You're not going to get better treatment in either Cuba or Venzuela, it's a joke. In a nut shell the WHO's rankings are a fraud,they don't even publish them anymore because they themselves have admitted they aren't accurate.
Let's start off with this:
http://www.cato.org/publications/commen ... ey-kidding
The WHO rankings are based on a constructed index of five factors. One factor is "health level," defined as a country's disability-adjusted life expectancy. Another is "health responsiveness," which includes desirable characteristics of healthcare like speed of service, protection of privacy, and quality of amenities.
Both of these are sensible indicators of health quality, but they constitute only 37.5 percent of each country's score. The other 62.5 percent encompasses factors only tenuously connected to the quality of care -- and that can actually punish a country's ranking for superior performance.
Take "Financial Fairness" (FF), worth 25 percent of the total. This factor measures inequality in how much households spend on healthcare as a percentage of their income. The greater the inequality, the worse the country's performance.
Notice that FF necessarily improves when the government shoulders more of the health spending burden, rather than relying on the private sector. To use the existing WHO rankings to justify more government involvement in healthcare is therefore to engage in circular reasoning, because the rankings are designed to favor greater government involvement. (Clinton's plan would attempt to improve the American FF score by capping insurance premiums.)
Suppose you had two equal health care systems that both spent the exact same amount of money with exact same outcomes. One is funded 100% privately by individuals and the other is 100% socialist system funded by the government. The socialist system would outrank the private one.
In the real world US citizens have access to more options and more money to spend on health care than in a poor country like Cuba, because I can and do buy aspirin or take advantage of things here in the US not available in Cuba this is a bad thing?

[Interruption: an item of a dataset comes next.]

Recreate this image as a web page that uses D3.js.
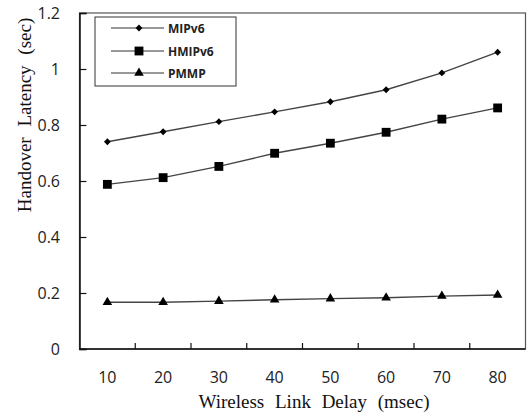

The other two factors, "health distribution" and "responsiveness distribution," are no better. Together worth 37.5 percent of a country's score, these factors measure inequality in health level and responsiveness. Strictly speaking, neither measures healthcare performance, because inequality is distinct from quality of care. It's entirely possible to have a healthcare system characterized by both extensive inequality and good care for everyone.
Still nothing to do with outcomes, a country can score well on this if health care is equally as bad for everyone.
That's even before we get into fraudulent data, the data used for these rankings is reported by the countries.